Bitcoin’s Head & Shoulders: Why I’m Waiting for the Dip

BTCUSD 🌍

The macro narrative heading into this week is dominated by a complex tug-of-war between institutional demand and a sudden shift in corporate performance sentiment 🏦. While massive ETF inflows and a strong 12% gain in April have bolstered the long-term case, recent reports of a staggering $12.5B net loss from a major institutional holder have injected a fresh layer of caution into the tape. Market chatter suggests that while the “smart money” is eyeing targets in the mid-$85k range, retail sentiment is starting to flip toward fear as unrealized corporate losses hit the headlines. Interestingly, the broader market remains in a risk-on regime fueled by an AI-led equity boom, yet Bitcoin is showing signs of a “crowded trade” that may need a wash-out before the next leg higher.

Looking at the H4 and 30m structure, we are witnessing a classic Wyckoffian Distribution phase or a deep “re-accumulation” shakeout 📈. Although the weekly timeframe remains devoid of red candles—signaling intense bullish momentum—the local price action is forming a subtle Head and Shoulders pattern against the range high. Widespread community chatter is leaning toward a breakout, but the detachment from the VWAP suggests we are “over-extended.” In Dow Theory terms, we’ve hit a secondary peak, and the failure to hold the upper boundary of the Value Area indicates that retail is likely being trapped into late longs at the $82.5k resistance.
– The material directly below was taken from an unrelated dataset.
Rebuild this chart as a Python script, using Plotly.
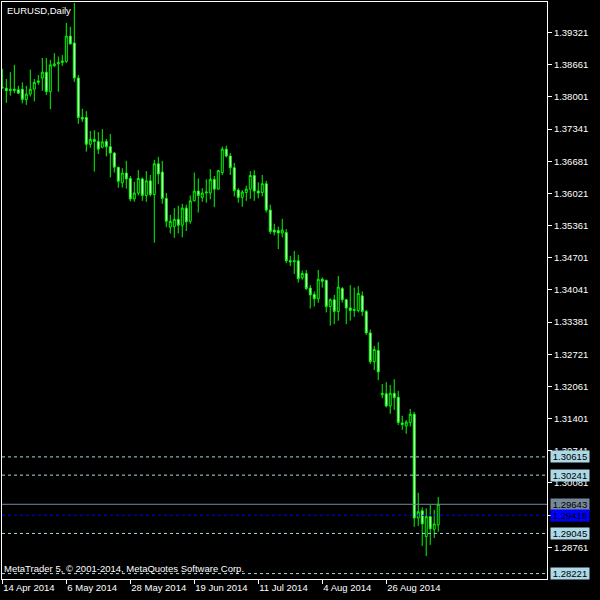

Key Zone: The Volume Profile shows a heavy High Volume Node (HVN) around $81,500, which is currently acting as the Point of Control (POC) for this local range 📉. Price is presently hugging the VWAP, but the lack of impulsive buying above this “Value” suggests the market is under pressure. We are seeing a “discovery” phase where the auction is failing to find higher bidders, increasing the probability of a rotation back toward the Value Area Low (VAL) near $80,900.

We are currently trading at the top of the weekly range, and while the trend is undeniably up, the internal mechanics suggest the market is heavy. I am watching for a ‘run on liquidity’ to sweep the late buyers I’m seeing across various social forums who have placed their stops just below the current $80,800 cluster 🧹. A dip into the $80,400 – $79,600 “buy zone” would align with the 50% retracement of the recent leg and provide the necessary fuel to finally tackle the $85,000 psychological barrier.

My Trade Plan 🎯

Bias: Neutral-to-Bullish (Patience is key here; I am not chasing the current price).
Entry Protocol: I am looking for a bearish Break of Structure (BoS) on the lower timeframes to confirm a pullback toward the $80,000 – $80,400 liquidity pocket. My primary entry trigger will be a “Spring” or a reclaim of the lower Volume Profile VAL after a sweep, targeting a return to the VWAP and eventually the $83k – $85k extension levels.